Inconsistent output between flash attention and eager

If we train a model in bfloat16 with flash attention , the model is working fine when i use flash attention in inference , but when i use eager mode the values are different. Does something like this happen or may be I doing something wrong in my code.

1 Like

Outputs may vary slightly due to differences in backends, attention mechanisms, or the runtime data types of model weights. However, unless it’s a bug, the results will generally be similar (within a few percent difference).


Short answer:
Yes, this absolutely can happen, especially in bfloat16. Different attention backends (eager vs FlashAttention2) are allowed to give slightly different numeric results. The key questions are:

  • How big are the differences?
  • Do they hurt loss/accuracy or change generated text in a major way?

If differences are small (e.g., 1e-3–1e-2 on logits), this is expected. If they are large or change behavior a lot, you might be hitting a masking or version bug.

Below is a structured explanation with background and concrete checks.


1. Background: what “eager” vs “flash_attention_2” actually are

In recent PyTorch + Hugging Face stacks, the “attention implementation” is pluggable:

  • attn_implementation="eager"
    Classic formulation using standard PyTorch ops (matmul, softmax, matmul). No special kernel.

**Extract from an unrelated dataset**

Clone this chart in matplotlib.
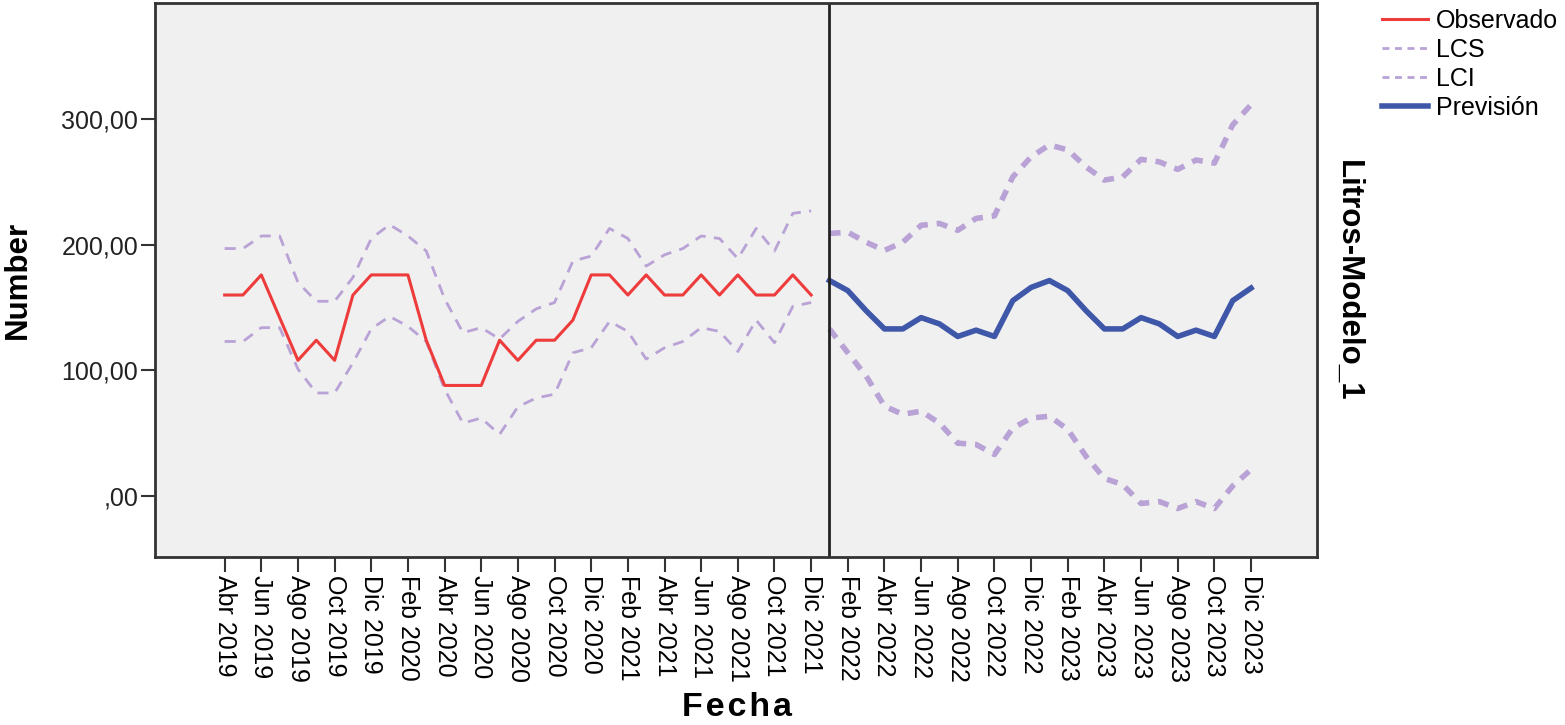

  • attn_implementation="sdpa"
    Uses torch.nn.functional.scaled_dot_product_attention with one of several fused backends (math, efficient, flash, cuDNN).(PyTorch Docs)

  • attn_implementation="flash_attention_2"
    Uses the FlashAttention2 CUDA kernels from Dao et al. (Hugging Face integrates the external flash-attn library).(GitHub)

All three implement the same math in theory, but:

  • The operations are fused differently.
  • The order of additions/multiplications is different.
  • Some keep more intermediate values in low precision.

In infinite precision they’d match exactly; in floating point they don’t.


2. Why you see different outputs

2.1 Different kernels ⇒ different floating-point rounding

PyTorch’s SDPA and backends explicitly warn that different kernels can produce different results because they reorder operations and fuse things.(PyTorch Docs)

FlashAttention2 goes even further than SDPA:

  • It tiles Q/K/V in blocks.
  • It recomputes parts of the softmax in a numerically stable way.
  • It minimizes HBM I/O (GPU memory traffic).(GitHub)

These are all mathematically equivalent to standard attention, but:

  • Summations happen in a different order.
  • Rounding happens at different points.
  • That directly changes the final floating-point values.

So, even with the same weights, same input, same model, just changing attn_implementation is enough to change numbers.

2.2 bfloat16 makes differences bigger

You are using bfloat16. This matters a lot:

  • bfloat16 = 8-bit exponent (like float32) but only 7 bits of mantissa.
  • Less mantissa bits ⇒ fewer significant digits ⇒ larger rounding error.
  • If you change operation order (which all fused kernels do), rounding changes.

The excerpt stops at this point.